Over several emails, I took the opportunity to ask him if he was keen to make several copies of my own entry ("69" puzzle) for the Puzzle Design Competition and to my delight, he was happy to do so. To cut a long story short, while he was building my prototype and the final versions of my 69 puzzle, he also made a prototype of the L-I-vator cube and asked me to test it out to assess the design and level of difficulty. I said sure, why not, and on that note, a couple of weeks later, I received his first prototype of the L-I-vator, the one shown in photo here.
My copy of the L-I-vator Cube has a plywood box and the pieces are made of a combination of hardwoods including cherry, wenge and purpleheart. For a hobbyist woodworker, he has done a pretty decent job of building the puzzle. The pieces are all nicely cut and glued together and fit well into the box with just the right amount of tolerance.
The L-I-vator cube is an interlocking cum packing puzzle and the uniqueness and theme of Laszlo's design is that there are six dissimilar pieces, from the smallest which goes from two units to the highest, seven units (hence the name "L-I-vator"). Object is to unpack and re-pack all six pieces into box. It would have been pretty easy if it was just a simple box. But as you can see, there are two obstructions at opposite corners of the opening and these restrict the movements of the pieces which will require the solver to navigate through.
My puzzle was shipped in the solved state, so I was lucky! I was very careful to slowly unpack the pieces (at the same time trying to memorize the sequence) so that I won't have too much difficulty repacking later. The initial several moves are pretty obvious but it gets tricky as you move along. However, its not so difficult to the extent that you can't figure out how to extract the final pieces. Putting everything back in order is just the reverse process. If you do forget the moves, yes you may have a challenge there and you will need to build the pieces into a cube first outside the box and then slowly figure out how to load them back in; which is something required anyway if the puzzle happens to come un-assembled.

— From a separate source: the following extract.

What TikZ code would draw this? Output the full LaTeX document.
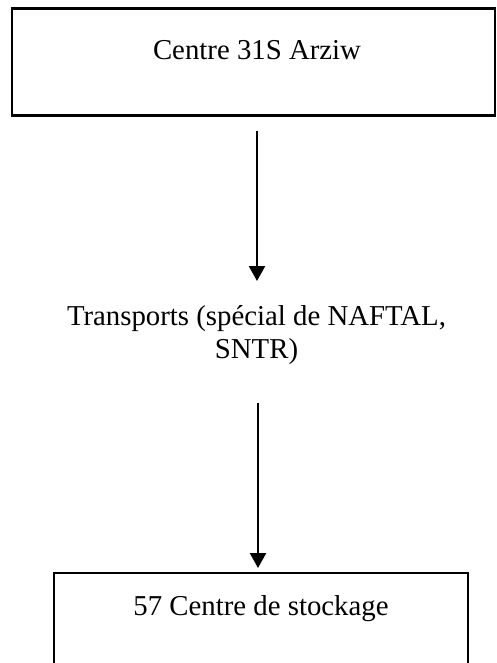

A really nice packing puzzle with some tricks thrown in. Provides a good challenge with moderate difficulty. How to get one? Well, Brian Menold will be offering the L-I-vator Cube in two versions on his site using different combination of woods. From what I understand, this will be sometime end August. This is a very neat 3D packing design and given Brian's superb craftsmanship, it is definitely worth purchasing a copy.